While I wasn’t thrilled with Worthington’s monotonous reading of Marcus, it’s impossible to lay all the blame on the actor. “Salvation” was clearly trimmed heavily before release, as sloppy stitchwork is perceptible throughout the entire film, felt most directly in the soldier character of Blair (played tepidly by Moon Bloodgood), who nonsensically torches her steadfast allegiances to the Resistance to protect Marcus from justifiable execution after one single day spent together.
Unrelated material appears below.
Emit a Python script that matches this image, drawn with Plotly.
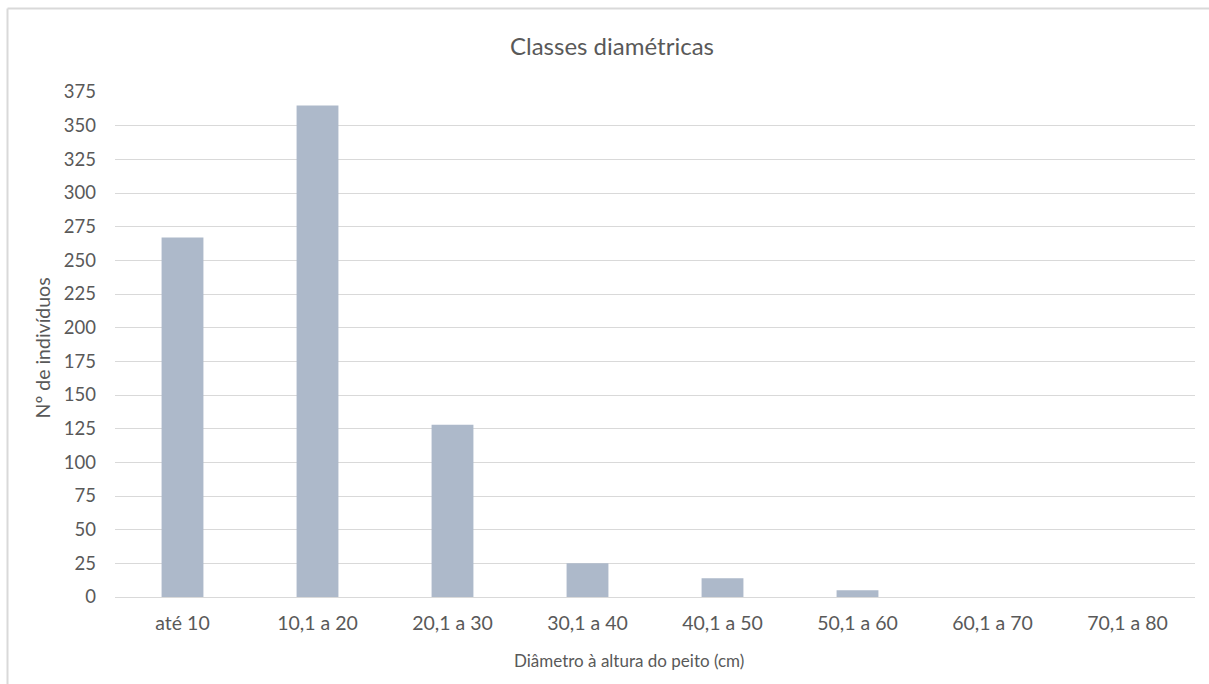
import plotly.graph_objects as go

categories = ["até 10", "10,1 a 20", "20,1 a 30", "30,1 a 40", "40,1 a 50", "50,1 a 60", "60,1 a 70", "70,1 a 80"]
values = [267, 365, 128, 25, 14, 5, 0, 0]

title_text = "Classes diamétricas"
x_title = "Diâmetro à altura do peito (cm)"
y_title = "Nº de indivíduos"

font_family = "Lato, Carlito, 'Open Sans', sans-serif"
text_color = "#595959"
grid_color = "#d9d9d9"

fig = go.Figure(go.Bar(x=categories, y=values, marker=dict(color="#adb9ca", line=dict(width=0)), width=0.31))

W, H = 1209, 684
L, R, T, B = 115, 14, 92, 87

fig.update_layout(
    width=W, height=H,
    margin=dict(l=L, r=R, t=T, b=B, pad=0),
    paper_bgcolor="white", plot_bgcolor="white",
    font=dict(family=font_family, color=text_color, size=19),
    showlegend=False,
    xaxis=dict(showgrid=False, ticks="", tickfont=dict(size=19.5, color=text_color),
               showline=False, zeroline=False, ticklabelstandoff=12),
    yaxis=dict(range=[0, 375], dtick=25, tick0=0,
               showgrid=True, gridcolor=grid_color, gridwidth=1, zeroline=True, zerolinecolor=grid_color,
               zerolinewidth=1, ticks="", tickfont=dict(size=18.5, color=text_color), ticklabelstandoff=18),
)

pw, ph = W - L - R, H - T - B

def px_x(x):
    return (x - L) / pw

def px_y(y):
    return (H - B - y) / ph

# Title
fig.add_annotation(text=title_text, xref="paper", yref="paper", x=px_x(611.5), y=px_y(46),
                   xanchor="center", yanchor="middle", showarrow=False,
                   font=dict(size=24, color=text_color, family=font_family))
# X axis title
fig.add_annotation(text=x_title, xref="paper", yref="paper", x=px_x(629), y=px_y(660),
                   xanchor="center", yanchor="middle", showarrow=False,
                   font=dict(size=17, color=text_color, family=font_family))
# Y axis title
fig.add_annotation(text=y_title, xref="paper", yref="paper", x=px_x(41.5), y=px_y(348),
                   xanchor="center", yanchor="middle", showarrow=False, textangle=-90,
                   font=dict(size=19.5, color=text_color, family=font_family))

x_left = px_x(7.5)
y_top = px_y(8.5)
fig.add_shape(type="line", xref="paper", yref="paper", x0=x_left, x1=x_left, y0=y_top, y1=-1.0,
              line=dict(color=grid_color, width=2), layer="below")
fig.add_shape(type="line", xref="paper", yref="paper", x0=x_left, x1=1.5, y0=y_top, y1=y_top,
              line=dict(color=grid_color, width=2), layer="below")

fig.write_html("out.html")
It’s a subplot that was clearly neutered before release, and it creates a frustrating black hole of logic and motivational buffoonery the rest of the film can’t avoid being sucked into.
I don’t doubt McG’s enthusiasm for the “Terminator” universe. The highlights of this disappointing picture tend to ape previous achievements, be it a recognizable line or two, a specific Guns N’ Roses anthem blasting away from a boombox, or a showdown between Connor and a freshly produced T-800. This lethargy extends to Danny Elfman’s score, which only jolts awake when reminding the audience how terrific Brad Fiedel’s original percussive compositions were. McG loves to pepper in the references and tributes, but he’s aware of invention, focused primarily on the machine army, which moves from Cameron’s handful of killer robots and wobbly airships to a plethora of sleek tanks, glossy motorcycles, and CG-rich metal grunts all poised to slaughter our heroes. Obviously more time was spent on designing “Salvation” than editing “Salvation.”
The “Terminator” world is a place where up is down and left is right. While “Salvation” makes a game attempt to rile up the screwball continuity of this franchise to introduce a new wellspring of adventure for John Connor, the choices made by McG and his crew smother the nuances James Cameron worked diligently to generate. Instead, “Terminator Salvation” is a cold, blunt summer movie misfire, infatuated with mindless explosions like an infant with fecal matter. The last picture featured Arnold Schwarzenegger exclaiming “Talk to the hand!” for goodness sake. Clearly there was room for improvement. Still, I’d take a brief franchise humiliation over this lumbering, joyless detour into unappetizing Hollywood recycling.